Il 69% delle imprese italiane è giudicato vulnerabile in base ai criteri di Basilea 2. A rilevarlo è l’indagine annuale condotta da Eu-Ra pubblicata dal Sole 24 Ore. La società di rating (l’unica italiana) ha esaminato un campione di 220.000 imprese, analizzando i loro bilanci depositati presso le Camere di Commercio e assumendo come periodo di riferimento il triennio 2003-2005.
I risultati restituiscono un livello di affidabilità che, nonostante una timida ripresa, resta alquanto insoddisfacente. Maurizio Fanni, coordinatore della ricerca, individua nella sottocapitalizzazione e nella fragilità strutturale gli elementi di debolezza alla base di questa situazione.
Le ‘non investment grade’ restano la maggioranza assoluta con una quota pari al 69,1% (diminuita di soli 0,17 punti percentuali), mentre le ‘distressed’ (le società a più alto rischio) si mantengono intorno al 5%. Variazione minima anche per le ‘investment grade’ (dal 25,64% al 25,74).
Per quanto riguarda le imprese più affidabili, soltanto il 0,72% delle imprese riesce a meritarsi la tripla A (massima affidabilità), facendo comunque segnare una crescita rispetto al precedente 0,58%. Migliora la situazione anche per la categoria delle doppie B (primo gradino di vulnerabilità), che registrano una lieve flessione (dal 22,67% al 22,56%), e in generale le proiezioni per il periodo 2006/2007 sono moderatamente positive, con una migrazione delle imprese verso categorie a più alto tasso di affidabilità.
Di particolare interesse risulta la relazione diretta tra tasso di solvibilità e dimensione dell’azienda.
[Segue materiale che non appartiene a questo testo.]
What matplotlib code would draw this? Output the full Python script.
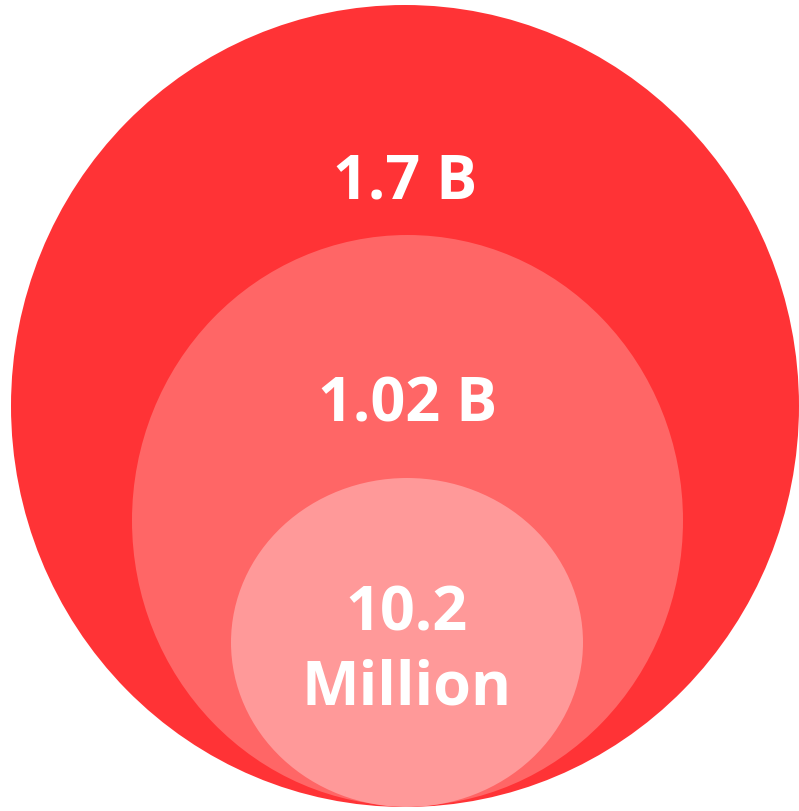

Infatti, il 37,27% delle imprese con fatturato superiore a 50 milioni di euro rientra nelle ‘investment grade’, mentre la quota scende al 24,55% per le aziende sotto i 5 milioni.
Le aree geografiche più stabili si riconfermano il Nord-Ovest e il Nord-Est, con il Trentino Alto Adige che si aggiudica un doppio primato: la regione vanta infatti il più alto numero (30,85%) di imprese affidabili ma anche la maggioranza di quelle ‘distressed’ (6,88%).